Het nadeel van een centraal doel als ‘iedereen doet mee’ is dat het tamelijk abstract is, merken medewerkers van Stimulansz tijdens trainingen. Meester: “Wat ik dan meestal doe is vragen stellen. Weet je als medewerker wat het doel is? Wat verwachten je inwoners van je als zij het doel kennen? Wat verwacht een collega van je? Hoe ziet je leidinggevende dat? Daar komen vaak drie verschillende oplossingen uit, waaruit spreekt dat de medewerker eigenlijk niet weet wat hij of zij moet doen. Hoe los je dat op? Bijvoorbeeld aan de hand van concrete casuïstiek. Daarmee kun je goed laten zien hoe het doel doorwerkt in besluiten die je neemt. Liefst aan de hand van ‘persona’, in verhalende vorm. Dat werkt naar mijn idee het best.”

Andere mensbeelden

Een punt dat meespeelt bij het op één lijn krijgen van medewerkers van verschillende afdelingen, is dat die soms werken vanuit andere mensbeelden. Meester zegt het voor het gemak expres gechargeerd en stereotyperend, geeft ze aan, maar: “Inkomensconsulenten zullen vaak zitten op rechtmatigheid; mag dit wel, of geldt het als misbruik of fraude? De inwoner moet aantonen dat hij ergens recht op heeft. Terwijl een Wmo-consulent sterker zal letten op het niveau van de beperkingen van die inwoner en zich afvraagt hoe hij die persoon kan helpen.
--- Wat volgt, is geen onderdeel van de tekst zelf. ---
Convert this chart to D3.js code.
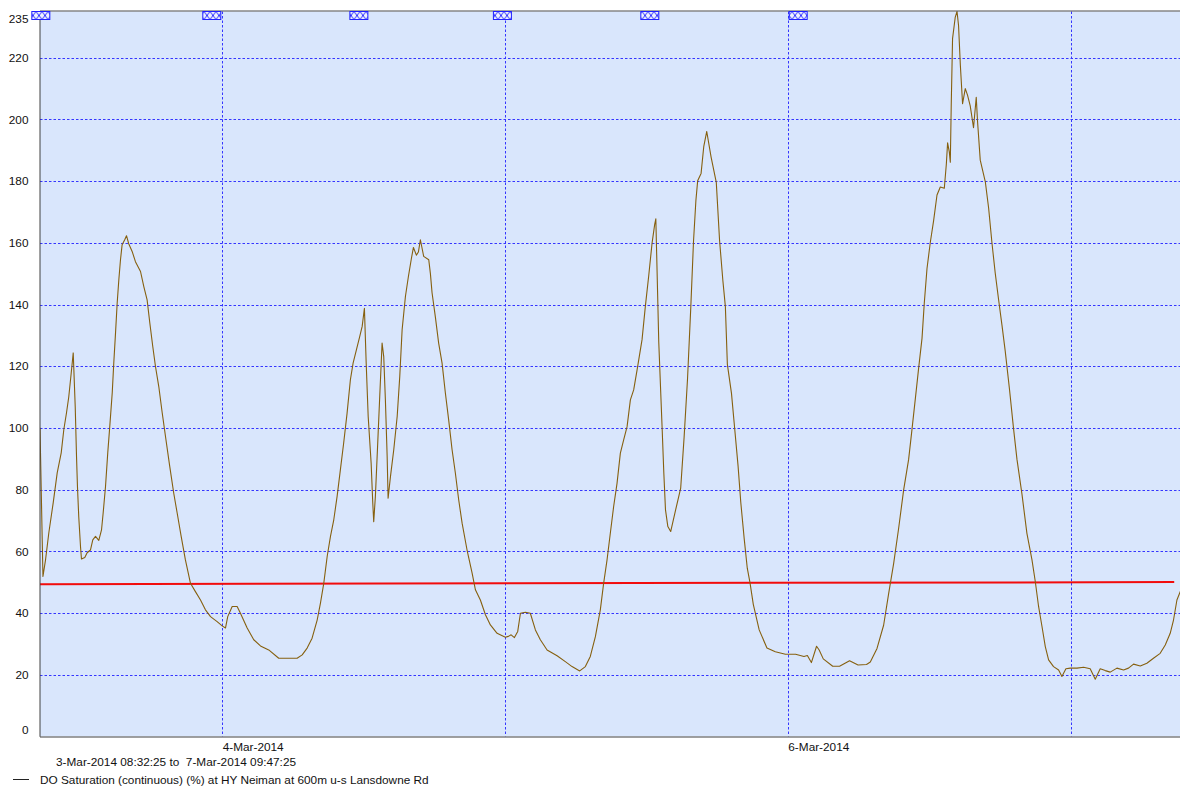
<!DOCTYPE html>
<html>
<head>
<meta charset="utf-8">
<script src="https://cdn.jsdelivr.net/npm/d3@7"></script>
<style>
  html, body { margin: 0; padding: 0; background: #ffffff; }
  svg { display: block; font-family: "Liberation Sans", Arial, sans-serif; }
</style>
</head>
<body>
<svg id="chart" width="1180" height="787"></svg>
<script>
// Record period
const recordStart = "2014-03-03 08:32:25";
const recordEnd = "2014-03-07 09:47:25";

// Observation times, in hours after 3-Mar-2014 00:00
const obsHours = [
  8.54, 8.79, 9.01, 9.29, 9.66, 10.00, 10.34, 10.56, 10.79, 10.98, 11.19, 11.36, 11.53, 11.64, 11.72, 11.83,
  11.98, 12.06, 12.34, 12.54, 12.82, 13.02, 13.25, 13.53, 13.76, 13.90, 14.10, 14.29, 14.46, 14.67, 14.80, 14.95,
  15.09, 15.23, 15.37, 15.51, 15.73, 15.88, 16.07, 16.36, 16.64, 17.07, 17.35, 17.63, 17.86, 18.11, 18.34, 18.62,
  18.91, 19.19, 19.55, 19.89, 20.18, 20.52, 20.88, 21.31, 21.73, 22.16, 22.58, 23.01, 23.57, 24.00, 24.28, 24.47,
  24.85, 25.27, 25.55, 26.12, 26.68, 27.25, 27.95, 28.80, 29.51, 30.36, 30.79, 31.21, 31.63, 32.06, 32.34, 32.62,
  32.91, 33.19, 33.47, 33.75, 34.03, 34.31, 34.60, 34.88, 35.11, 35.39, 35.67, 35.88, 36.07, 36.22, 36.39, 36.64,
  36.78, 36.86, 37.00, 37.20, 37.37, 37.57, 37.71, 37.85, 38.00, 38.08, 38.28, 38.56, 38.85, 39.07, 39.27, 39.55,
  39.80, 40.06, 40.23, 40.48, 40.65, 40.82, 41.10, 41.53, 41.67, 41.81, 42.09, 42.37, 42.66, 42.94, 43.22, 43.51,
  43.79, 44.07, 44.36, 44.78, 45.21, 45.49, 45.91, 46.34, 46.76, 47.33, 48.03, 48.29, 48.52, 48.80, 49.08, 49.31,
  49.73, 50.15, 50.58, 51.00, 51.57, 52.42, 53.12, 53.69, 54.34, 54.82, 55.24, 55.67, 56.09, 56.37, 56.66, 56.94,
  57.22, 57.51, 57.79, 58.07, 58.36, 58.64, 58.92, 59.21, 59.63, 59.91, 60.19, 60.48, 60.70, 60.80, 61.05, 61.34,
  61.48, 61.62, 61.82, 62.06, 62.48, 62.91, 63.20, 63.49, 63.77, 64.00, 64.20, 64.35, 64.64, 64.87, 65.12, 65.49,
  65.93, 66.21, 66.49, 66.70, 66.87, 67.22, 67.50, 67.78, 68.01, 68.30, 68.56, 68.79, 69.07, 69.57, 70.23, 70.94,
  71.80, 72.66, 73.37, 73.66, 74.00, 74.44, 74.66, 75.01, 75.81, 76.39, 77.24, 77.96, 78.68, 79.00, 79.57, 80.13,
  80.55, 80.98, 81.40, 81.83, 82.25, 82.54, 82.82, 83.10, 83.39, 83.58, 83.81, 84.09, 84.37, 84.66, 84.94, 85.28,
  85.45, 85.56, 85.70, 85.79, 85.87, 85.98, 86.21, 86.36, 86.49, 86.64, 86.83, 87.06, 87.25, 87.48, 87.76, 87.99,
  88.10, 88.33, 88.76, 89.04, 89.32, 89.60, 89.88, 90.17, 90.45, 90.82, 91.16, 91.45, 91.87, 92.29, 92.57, 92.72,
  93.00, 93.28, 93.57, 93.85, 94.13, 94.55, 94.98, 95.26, 95.60, 95.97, 96.54, 97.10, 97.66, 98.09, 98.51, 98.94,
  99.36, 99.93, 100.49, 100.91, 101.34, 101.91, 102.47, 103.03, 103.60, 104.03, 104.45, 104.73, 105.02, 105.30, 105.79
];

// DO Saturation (%) at each observation time
const doSaturation = [
  100, 51.8, 57.2, 66, 75.7, 85.4, 91.9, 99.4, 104.9, 110, 117.8, 124.3, 106.8, 90.6, 80.9, 71.1,
  61.4, 57.5, 58, 59.5, 60.4, 63.7, 64.8, 63.5, 66.9, 72.4, 81, 91.9, 100.4, 111.4, 121, 130.8,
  140.5, 148, 154.5, 159.4, 161, 162.3, 159.7, 157.2, 153.9, 150.7, 145.8, 141.5, 134, 126.4, 119.9, 113.4,
  104.9, 97.2, 87.5, 78.8, 72.4, 64.8, 57.2, 49.6, 46.9, 44.2, 41, 38.8, 37.2, 35.8, 35.1, 38.8,
  42.1, 42.1, 39.9, 35.1, 31.3, 29.3, 28, 25.3, 25.3, 25.3, 26.4, 28.6, 31.8, 37.7, 43.2, 49.6,
  58.3, 64.8, 70.2, 77.7, 86.4, 95.1, 104.8, 115.6, 121, 125.3, 129.6, 132.9, 138.8, 121, 103.7, 88.6,
  75.6, 69.6, 77.7, 95.1, 110.2, 127.5, 123.1, 109.1, 90.7, 77.2, 84.2, 92.9, 103.7, 116.7, 131.8, 142.6,
  149, 155, 158.5, 156, 157, 161, 155.6, 154.5, 150, 143.8, 136, 127.5, 121, 111.3, 102.6, 92.9,
  85.3, 76.7, 69.1, 60.4, 52.9, 47.5, 44.2, 39.4, 36.1, 33.4, 32.1, 32.4, 32.9, 32, 34, 39.9,
  40.2, 39.9, 34.5, 31.3, 28, 26.1, 24.2, 22.6, 21.2, 22.6, 25.9, 32.3, 41, 49.6, 57.2, 65.9,
  74.5, 82.1, 91.8, 96.1, 100.4, 109.1, 112.3, 118.8, 128.6, 139.4, 149.1, 159.9, 165.9, 167.8, 127.7, 99.4,
  85.2, 73.4, 68, 66.4, 73.4, 80.5, 97, 115.9, 139.4, 160.7, 173.7, 180.1, 182.5, 191.3, 196.1, 187.8,
  179.6, 160.7, 147.7, 139.4, 120.6, 111.2, 99.4, 87.6, 75.8, 64, 54.5, 49.8, 42.8, 34.5, 28.6, 27.4,
  26.6, 26.6, 25.9, 26.2, 23.9, 29.2, 28, 25.1, 22.7, 22.7, 24.5, 23.1, 23.3, 24.1, 28.5, 36,
  46.1, 56, 67.3, 79.9, 89.7, 99.6, 109.4, 119.3, 129.1, 140.4, 151.6, 160.1, 167.1, 175.5, 178.1, 177.7,
  185.4, 192.4, 189.6, 186.1, 205.1, 226.2, 233.2, 235, 230.4, 217.7, 205.1, 210, 207.9, 204.4, 197.3, 207.2,
  199.4, 186.8, 179.8, 171.3, 160.1, 150.2, 141.8, 133.4, 124.9, 112.2, 99.6, 89.7, 78.5, 65.8, 60.2, 57.2,
  50.2, 42.1, 35.6, 29.1, 24.8, 22.6, 21.5, 19.4, 21.9, 22.1, 22.1, 22.4, 21.9, 18.5, 21.9, 21.3,
  20.8, 22.1, 21.5, 22.1, 23.4, 22.8, 23.7, 25.3, 26.9, 29.6, 33.4, 37.7, 44.2, 46.9, 52
];

// Threshold line (red), endpoints
const thresholdHours = [8.54, 104.79];
const thresholdValues = [49.3, 50.0];

// Comment markers along the top edge (hours after 3-Mar-2014 00:00)
const commentHours = [8.61, 23.12, 35.6, 47.78, 60.29, 72.88];

// Axis ticks and labels
const yTickValues = [0, 20, 40, 60, 80, 100, 120, 140, 160, 180, 200, 220, 235];
const yGridValues = [20, 40, 60, 80, 100, 120, 140, 160, 180, 200, 220];
const dateLabelDays = ["2014-03-04", "2014-03-06"];
const periodText = "3-Mar-2014 08:32:25 to  7-Mar-2014 09:47:25";
const legendText = "DO Saturation (continuous) (%) at HY Neiman at 600m u-s Lansdowne Rd";

// ---------------------------------------------------------------
const svg = d3.select("#chart");
const W = 1180, H = 787;
const plot = { left: 40, right: 1186, top: 11.5, bottom: 736.3 };
const FONT = "11.8px";

const parseFull = d3.timeParse("%Y-%m-%d %H:%M:%S");
const parseDay = d3.timeParse("%Y-%m-%d");
const day0 = parseDay("2014-03-03");
const atHour = h => new Date(day0.getTime() + h * 3600000);

const t0 = parseFull(recordStart);
const t1 = parseFull(recordEnd);

const x = d3.scaleTime().domain([t0, t1]).range([plot.left, plot.right]);
const y = d3.scaleLinear().domain([0, 235]).range([plot.bottom, plot.top]);

const series = obsHours.map((h, i) => ({ t: atHour(h), v: doSaturation[i] }));

// Hatch pattern for comment markers
const defs = svg.append("defs");
const pat = defs.append("pattern")
  .attr("id", "hatch").attr("patternUnits", "userSpaceOnUse")
  .attr("width", 6).attr("height", 8).attr("x", 0).attr("y", plot.top);
pat.append("rect").attr("width", 6).attr("height", 8).attr("fill", "#eef2ff");
pat.append("path").attr("d", "M0,0 L6,8 M6,0 L0,8")
  .attr("stroke", "#2a2aff").attr("stroke-width", 1).attr("fill", "none");

defs.append("clipPath").attr("id", "plotClip")
  .append("rect").attr("x", plot.left).attr("y", plot.top - 1)
  .attr("width", plot.right - plot.left).attr("height", plot.bottom - plot.top + 1);

// Plot background
svg.append("rect")
  .attr("x", plot.left).attr("y", plot.top)
  .attr("width", plot.right - plot.left).attr("height", plot.bottom - plot.top)
  .attr("fill", "#d9e6fc");

// Grid
const grid = svg.append("g").attr("fill", "none");
grid.selectAll("line.h").data(yGridValues).join("line")
  .attr("class", "h")
  .attr("x1", plot.left).attr("x2", plot.right)
  .attr("y1", d => Math.round(y(d)) + 0.5).attr("y2", d => Math.round(y(d)) + 0.5)
  .attr("stroke", "#3535ff").attr("stroke-width", 1).attr("stroke-dasharray", "2.5,2");

const dayLines = d3.timeDay.range(d3.timeDay.ceil(t0), t1);
grid.selectAll("line.v").data(dayLines).join("line")
  .attr("class", "v")
  .attr("x1", d => Math.round(x(d)) + 0.5).attr("x2", d => Math.round(x(d)) + 0.5)
  .attr("y1", plot.top).attr("y2", plot.bottom)
  .attr("stroke", "#3535ff").attr("stroke-width", 1).attr("stroke-dasharray", "2.5,2");

// Threshold
const thr = thresholdHours.map((h, i) => ({ t: atHour(h), v: thresholdValues[i] }));
svg.append("path")
  .datum(thr)
  .attr("d", d3.line().x(d => x(d.t)).y(d => y(d.v)))
  .attr("fill", "none").attr("stroke", "#f20c0c").attr("stroke-width", 2);

// DO saturation trace
svg.append("g").attr("clip-path", "url(#plotClip)")
  .append("path")
  .datum(series)
  .attr("d", d3.line().x(d => x(d.t)).y(d => y(d.v)))
  .attr("fill", "none").attr("stroke", "#86600f").attr("stroke-width", 1.1)
  .attr("stroke-linejoin", "round");

// Frame
svg.append("line").attr("x1", plot.left).attr("x2", W)
  .attr("y1", plot.top - 0.5).attr("y2", plot.top - 0.5)
  .attr("stroke", "#4a4a4a").attr("stroke-width", 1);

// Y axis
const yAxis = d3.axisLeft(y).tickValues(yTickValues).tickSize(0).tickPadding(11)
  .tickFormat(d3.format("d"));
const gy = svg.append("g").attr("transform", `translate(${plot.left - 0.5},0)`).call(yAxis);
gy.select(".domain").attr("stroke", "#404040");
gy.selectAll(".tick text")
  .attr("font-size", FONT).attr("fill", "#111")
  .attr("font-family", "'Liberation Sans', Arial, sans-serif")
  .attr("dy", d => d === 0 ? "-0.28em" : d === 235 ? "0.92em" : "0.32em");

// X axis
const xAxis = d3.axisBottom(x)
  .tickValues(dateLabelDays.map(parseDay))
  .tickSize(0).tickPadding(6)
  .tickFormat(d3.timeFormat("%-d-%b-%Y"));
const gx = svg.append("g").attr("transform", `translate(0,${plot.bottom + 0.2})`).call(xAxis);
gx.select(".domain").attr("stroke", "#404040").attr("d", `M${plot.left},0.5H${plot.right}`);
gx.selectAll(".tick text")
  .attr("text-anchor", "start").attr("font-size", FONT).attr("fill", "#111")
  .attr("font-family", "'Liberation Sans', Arial, sans-serif");

// Comment markers
svg.append("g").selectAll("rect").data(commentHours).join("rect")
  .attr("x", d => x(atHour(d)) - 9).attr("y", plot.top)
  .attr("width", 18).attr("height", 8)
  .attr("fill", "url(#hatch)").attr("stroke", "#2020ff").attr("stroke-width", 1);

// Period text
svg.append("text")
  .attr("x", 56).attr("y", 765.5)
  .attr("font-size", FONT).attr("fill", "#111")
  .style("white-space", "pre")
  .text(periodText);

// Legend
svg.append("line").attr("x1", 13).attr("x2", 29).attr("y1", 779.5).attr("y2", 779.5)
  .attr("stroke", "#222").attr("stroke-width", 1);
svg.append("text")
  .attr("x", 40).attr("y", 783.5)
  .attr("font-size", FONT).attr("fill", "#111")
  .text(legendText);
</script>
</body>
</html>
Zo verschillend kijken naar één en dezelfde persoon kan een integrale benadering in de weg staan.”

Bij elkaar zetten

Haar advies zou zijn medewerkers van verschillende afdelingen bij elkaar te zetten om over een concrete (geanonimiseerde) casus te overleggen. “Ze hoeven niet aan te geven wat hun oplossing zou zijn, maar proberen er van elkáár achter te komen waarom ze denken iets wel of niet te moeten doen, en welke overwegingen daaronder zitten. Zo krijgen ze boven water hoe ze aankijken tegen hun rol. Zitten daar grote verschillen tussen, dan kunnen de gesprekken daar over gaan. Uiteindelijk komen ze meestal dichter bij elkaar en het gemeenschappelijke doel.”